Re: _bt_split(), and the risk of OOM before its critical section

From: Peter Geoghegan <pg(at)bowt(dot)ie>
To: Tom Lane <tgl(at)sss(dot)pgh(dot)pa(dot)us>
Cc: PostgreSQL Hackers <pgsql-hackers(at)postgresql(dot)org>
Subject: Re: _bt_split(), and the risk of OOM before its critical section
Date: 2019-05-07 00:15:30
Message-ID: CAH2-Wzk667fF-Fa3HKu=qNV8ymjB3XTYnQNUEsGLgKA7aOWtjA@mail.gmail.com
Views: Raw Message | Whole Thread | Download mbox | Resend email
Thread:
Lists: pgsql-hackers

On Mon, May 6, 2019 at 4:11 PM Peter Geoghegan <pg(at)bowt(dot)ie> wrote:
> The important question is how VACUUM will recognize it.
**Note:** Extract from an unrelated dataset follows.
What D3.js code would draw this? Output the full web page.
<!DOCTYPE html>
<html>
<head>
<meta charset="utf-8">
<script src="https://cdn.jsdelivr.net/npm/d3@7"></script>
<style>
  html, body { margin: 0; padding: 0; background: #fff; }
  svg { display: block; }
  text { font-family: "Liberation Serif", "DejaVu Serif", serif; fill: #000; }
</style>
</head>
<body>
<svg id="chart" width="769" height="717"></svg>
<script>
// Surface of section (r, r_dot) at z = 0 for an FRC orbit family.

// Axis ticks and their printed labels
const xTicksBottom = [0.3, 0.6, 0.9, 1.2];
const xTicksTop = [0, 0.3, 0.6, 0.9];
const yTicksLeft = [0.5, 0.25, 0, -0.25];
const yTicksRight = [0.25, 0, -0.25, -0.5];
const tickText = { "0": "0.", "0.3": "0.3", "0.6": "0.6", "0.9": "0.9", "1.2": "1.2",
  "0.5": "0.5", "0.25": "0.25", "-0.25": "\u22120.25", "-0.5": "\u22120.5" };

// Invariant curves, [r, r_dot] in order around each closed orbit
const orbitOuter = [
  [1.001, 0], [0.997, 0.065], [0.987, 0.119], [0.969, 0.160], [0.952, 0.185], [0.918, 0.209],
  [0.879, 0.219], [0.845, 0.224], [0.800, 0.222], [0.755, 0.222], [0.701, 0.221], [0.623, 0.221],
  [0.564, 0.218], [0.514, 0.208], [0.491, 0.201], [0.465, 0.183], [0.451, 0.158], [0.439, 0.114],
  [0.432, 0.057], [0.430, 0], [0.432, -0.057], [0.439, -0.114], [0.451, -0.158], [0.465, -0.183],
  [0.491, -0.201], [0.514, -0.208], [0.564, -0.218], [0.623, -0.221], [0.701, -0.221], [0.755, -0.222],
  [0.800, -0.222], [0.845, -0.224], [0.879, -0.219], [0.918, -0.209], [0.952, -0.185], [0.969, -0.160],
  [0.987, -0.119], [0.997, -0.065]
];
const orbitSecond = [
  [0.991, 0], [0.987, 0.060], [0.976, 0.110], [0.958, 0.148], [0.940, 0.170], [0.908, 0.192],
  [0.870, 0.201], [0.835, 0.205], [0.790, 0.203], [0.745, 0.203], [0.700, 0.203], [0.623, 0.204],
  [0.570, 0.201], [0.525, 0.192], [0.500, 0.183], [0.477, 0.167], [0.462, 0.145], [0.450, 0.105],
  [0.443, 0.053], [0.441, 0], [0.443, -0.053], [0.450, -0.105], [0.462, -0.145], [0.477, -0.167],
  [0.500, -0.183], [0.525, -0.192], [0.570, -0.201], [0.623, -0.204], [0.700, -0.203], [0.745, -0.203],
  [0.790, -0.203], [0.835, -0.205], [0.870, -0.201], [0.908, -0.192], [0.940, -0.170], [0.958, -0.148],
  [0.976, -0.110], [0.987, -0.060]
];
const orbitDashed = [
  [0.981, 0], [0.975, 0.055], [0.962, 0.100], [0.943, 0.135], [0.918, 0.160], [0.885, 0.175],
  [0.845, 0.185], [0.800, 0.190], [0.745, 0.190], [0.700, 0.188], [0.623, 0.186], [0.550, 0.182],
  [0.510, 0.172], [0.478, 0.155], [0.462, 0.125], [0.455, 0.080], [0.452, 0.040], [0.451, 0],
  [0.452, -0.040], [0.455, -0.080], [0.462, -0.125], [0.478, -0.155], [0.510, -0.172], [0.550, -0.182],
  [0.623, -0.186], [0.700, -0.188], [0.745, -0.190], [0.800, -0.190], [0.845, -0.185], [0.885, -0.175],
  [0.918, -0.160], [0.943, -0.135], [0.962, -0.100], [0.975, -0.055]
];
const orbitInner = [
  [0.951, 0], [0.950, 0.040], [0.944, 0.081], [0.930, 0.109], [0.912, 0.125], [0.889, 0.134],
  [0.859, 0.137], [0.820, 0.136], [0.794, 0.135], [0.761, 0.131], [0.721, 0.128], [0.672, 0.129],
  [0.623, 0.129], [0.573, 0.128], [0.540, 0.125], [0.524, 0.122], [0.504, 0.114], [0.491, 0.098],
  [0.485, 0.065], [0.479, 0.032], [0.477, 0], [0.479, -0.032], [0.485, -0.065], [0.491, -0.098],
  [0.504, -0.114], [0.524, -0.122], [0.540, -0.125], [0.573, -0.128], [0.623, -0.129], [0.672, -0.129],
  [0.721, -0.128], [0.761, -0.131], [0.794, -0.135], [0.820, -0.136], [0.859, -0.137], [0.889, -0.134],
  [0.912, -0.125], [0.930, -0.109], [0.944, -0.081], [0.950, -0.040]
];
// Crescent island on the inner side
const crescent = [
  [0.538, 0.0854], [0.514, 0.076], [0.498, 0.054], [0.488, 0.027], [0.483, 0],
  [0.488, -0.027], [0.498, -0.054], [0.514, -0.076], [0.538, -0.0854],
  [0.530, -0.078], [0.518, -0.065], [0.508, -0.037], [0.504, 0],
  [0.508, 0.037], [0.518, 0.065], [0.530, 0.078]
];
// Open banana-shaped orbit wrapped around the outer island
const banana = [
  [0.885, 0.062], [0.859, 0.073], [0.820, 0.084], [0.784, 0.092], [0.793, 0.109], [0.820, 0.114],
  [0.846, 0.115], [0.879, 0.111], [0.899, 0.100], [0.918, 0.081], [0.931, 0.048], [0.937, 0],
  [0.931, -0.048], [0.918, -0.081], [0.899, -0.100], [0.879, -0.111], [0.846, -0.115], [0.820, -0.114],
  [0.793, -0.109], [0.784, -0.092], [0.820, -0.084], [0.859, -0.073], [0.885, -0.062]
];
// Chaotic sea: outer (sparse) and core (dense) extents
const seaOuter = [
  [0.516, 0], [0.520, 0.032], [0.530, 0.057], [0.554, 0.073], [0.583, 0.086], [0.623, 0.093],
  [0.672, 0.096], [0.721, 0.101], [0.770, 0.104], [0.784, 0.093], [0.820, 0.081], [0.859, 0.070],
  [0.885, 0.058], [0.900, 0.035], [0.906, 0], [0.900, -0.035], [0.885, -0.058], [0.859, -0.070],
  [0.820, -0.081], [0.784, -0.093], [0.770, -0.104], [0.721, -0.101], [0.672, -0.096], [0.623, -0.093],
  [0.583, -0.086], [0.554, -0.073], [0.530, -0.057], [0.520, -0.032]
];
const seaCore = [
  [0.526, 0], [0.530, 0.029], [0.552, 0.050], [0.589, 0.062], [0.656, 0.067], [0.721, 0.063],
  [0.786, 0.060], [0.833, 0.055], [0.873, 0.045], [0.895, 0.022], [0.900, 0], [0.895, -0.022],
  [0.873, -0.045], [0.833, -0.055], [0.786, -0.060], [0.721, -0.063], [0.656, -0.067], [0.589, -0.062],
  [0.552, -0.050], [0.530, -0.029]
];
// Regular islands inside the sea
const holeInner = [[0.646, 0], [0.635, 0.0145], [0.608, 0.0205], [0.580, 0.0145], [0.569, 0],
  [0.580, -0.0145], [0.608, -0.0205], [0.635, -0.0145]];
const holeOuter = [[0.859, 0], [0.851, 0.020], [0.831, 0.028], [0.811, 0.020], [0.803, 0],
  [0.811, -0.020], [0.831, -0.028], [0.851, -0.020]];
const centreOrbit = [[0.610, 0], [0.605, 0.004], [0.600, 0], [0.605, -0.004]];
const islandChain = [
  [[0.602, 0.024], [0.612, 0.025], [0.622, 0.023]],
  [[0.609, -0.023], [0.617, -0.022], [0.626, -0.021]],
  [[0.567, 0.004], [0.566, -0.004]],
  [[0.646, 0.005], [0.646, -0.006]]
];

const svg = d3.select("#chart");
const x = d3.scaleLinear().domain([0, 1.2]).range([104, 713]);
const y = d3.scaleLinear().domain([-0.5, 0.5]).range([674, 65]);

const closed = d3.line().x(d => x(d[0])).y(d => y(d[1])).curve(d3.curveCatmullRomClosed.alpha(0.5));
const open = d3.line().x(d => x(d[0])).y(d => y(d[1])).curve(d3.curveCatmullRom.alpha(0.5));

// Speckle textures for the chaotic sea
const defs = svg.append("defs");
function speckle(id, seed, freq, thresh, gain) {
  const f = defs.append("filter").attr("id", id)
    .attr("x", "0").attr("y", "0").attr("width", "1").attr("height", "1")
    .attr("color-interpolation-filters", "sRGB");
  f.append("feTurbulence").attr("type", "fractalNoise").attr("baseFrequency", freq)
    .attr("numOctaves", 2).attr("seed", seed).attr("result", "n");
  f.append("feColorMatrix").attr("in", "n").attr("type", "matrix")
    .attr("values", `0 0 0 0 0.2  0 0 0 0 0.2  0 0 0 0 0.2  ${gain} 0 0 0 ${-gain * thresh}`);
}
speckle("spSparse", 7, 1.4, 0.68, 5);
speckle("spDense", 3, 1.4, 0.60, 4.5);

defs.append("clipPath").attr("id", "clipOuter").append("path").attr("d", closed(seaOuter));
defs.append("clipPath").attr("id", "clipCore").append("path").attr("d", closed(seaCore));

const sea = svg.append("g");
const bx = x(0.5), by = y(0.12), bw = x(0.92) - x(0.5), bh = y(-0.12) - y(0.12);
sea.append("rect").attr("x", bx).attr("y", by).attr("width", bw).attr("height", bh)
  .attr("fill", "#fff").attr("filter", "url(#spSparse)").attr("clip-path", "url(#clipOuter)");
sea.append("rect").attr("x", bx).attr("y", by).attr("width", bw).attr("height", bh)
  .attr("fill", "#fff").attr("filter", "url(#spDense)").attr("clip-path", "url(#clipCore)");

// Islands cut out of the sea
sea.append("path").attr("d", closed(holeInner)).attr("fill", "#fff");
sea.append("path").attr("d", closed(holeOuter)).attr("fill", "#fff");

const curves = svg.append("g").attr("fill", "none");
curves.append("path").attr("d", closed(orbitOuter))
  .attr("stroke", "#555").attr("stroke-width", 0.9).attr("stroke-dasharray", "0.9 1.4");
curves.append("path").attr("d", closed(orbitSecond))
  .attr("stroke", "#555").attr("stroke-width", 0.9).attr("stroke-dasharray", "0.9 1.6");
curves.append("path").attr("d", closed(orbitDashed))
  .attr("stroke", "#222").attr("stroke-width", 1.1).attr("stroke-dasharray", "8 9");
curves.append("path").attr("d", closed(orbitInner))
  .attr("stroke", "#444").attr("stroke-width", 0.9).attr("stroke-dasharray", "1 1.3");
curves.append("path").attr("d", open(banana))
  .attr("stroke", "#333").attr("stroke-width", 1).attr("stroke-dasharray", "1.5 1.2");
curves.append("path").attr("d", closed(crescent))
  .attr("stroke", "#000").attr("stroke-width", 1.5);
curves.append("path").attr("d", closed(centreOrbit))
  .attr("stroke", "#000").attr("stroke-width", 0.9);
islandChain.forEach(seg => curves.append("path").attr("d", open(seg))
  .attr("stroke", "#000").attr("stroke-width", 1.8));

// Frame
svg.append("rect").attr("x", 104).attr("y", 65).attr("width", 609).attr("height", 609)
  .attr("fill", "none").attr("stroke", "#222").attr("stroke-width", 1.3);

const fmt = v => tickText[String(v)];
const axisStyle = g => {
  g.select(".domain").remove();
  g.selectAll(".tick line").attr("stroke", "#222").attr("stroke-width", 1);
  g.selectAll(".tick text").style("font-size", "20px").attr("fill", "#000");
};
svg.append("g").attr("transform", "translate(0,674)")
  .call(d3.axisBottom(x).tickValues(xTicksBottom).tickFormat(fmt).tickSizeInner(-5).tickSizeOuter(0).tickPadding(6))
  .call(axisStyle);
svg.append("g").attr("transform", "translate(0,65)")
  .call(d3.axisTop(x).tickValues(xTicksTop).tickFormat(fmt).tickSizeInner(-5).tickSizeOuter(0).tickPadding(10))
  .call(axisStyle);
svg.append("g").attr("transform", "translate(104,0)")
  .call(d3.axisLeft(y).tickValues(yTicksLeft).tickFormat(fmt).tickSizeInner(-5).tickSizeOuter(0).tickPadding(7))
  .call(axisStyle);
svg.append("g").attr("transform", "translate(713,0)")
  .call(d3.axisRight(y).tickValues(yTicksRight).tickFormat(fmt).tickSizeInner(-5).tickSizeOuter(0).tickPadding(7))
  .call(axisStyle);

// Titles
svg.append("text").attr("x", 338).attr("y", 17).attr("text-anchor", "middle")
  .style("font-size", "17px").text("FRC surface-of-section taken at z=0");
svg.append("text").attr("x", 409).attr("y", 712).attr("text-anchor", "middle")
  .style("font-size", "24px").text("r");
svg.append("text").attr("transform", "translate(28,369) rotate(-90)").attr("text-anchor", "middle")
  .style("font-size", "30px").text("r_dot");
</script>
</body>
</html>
It's clearly
> not as bad as something that causes "failed to re-find parent key"
> errors, but I think that VACUUM might not be reclaiming it for the FSM
> (haven't checked). Note that _bt_unlink_halfdead_page() is perfectly
> happy to ignore the fact that the left sibling of a half-dead page has
> a rightlink that doesn't point back to the target. Because, uh, there
> might have been a concurrent page deletion, somehow.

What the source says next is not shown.